Keras, Tensorflow and Python 3.* are required to run the simulations. The software consists of three components: The market simulation webserver, the keras machine reinforcement learning setup, and the user interface. These components communicate in real-time over websockets.

Demo

A video of the working UI and simulator can be found here A demo, which works based on whether or not simulations are currently running, can be found here

screenshot 1

screenshot 2

Notes on machine learning outcomes

Start with generators at >0 capacity - otherwise the many variables they have to optimise don't appear consistent with sending generation and price positive - it appears that by reducing generation at a negative price, score is improved.
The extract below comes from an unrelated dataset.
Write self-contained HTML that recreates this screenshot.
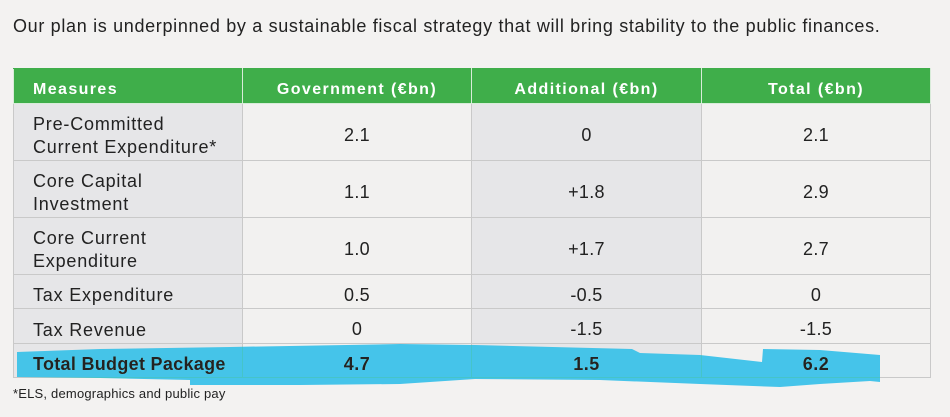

Takes about 20,000 runs to get it to learn the market cap. Sometimes a few more

Atari games take ~18 million gens to learn - 30 fps. We do about 50 fps effective, with our sim. So OK speed with websockets.

Increasing fuzz (ie. epsilon) on the DDPG optimizer seems to instantly help - at least we follow a trend of the demand profile which is interesting. I also increased default learning rate by a factor of 10 (0.001 to 0.01)

One problem is there is barely any discovery with the default settings. I increased sigma in the Ornstein-Uhlenbeck process which has made for a significantly more random appearance in the bidding - but I haven't yet had the model converge (not many runs though).

Extremely good explanation: https://keon.io/deep-q-learning/

References

At the moment, based on examples and code from Matthias Plappert, repo found here: https://github.com/matthiasplappert/keras-rl

Notes

Make demand discrete in a tiny range Then show each participant their opponents moves last time demand was at that level.

What if we kept demand constant? This would really show the equilibrium. Next. No it wouldn't. They would get stuck in wack scenarios for each one max bidding and no competition.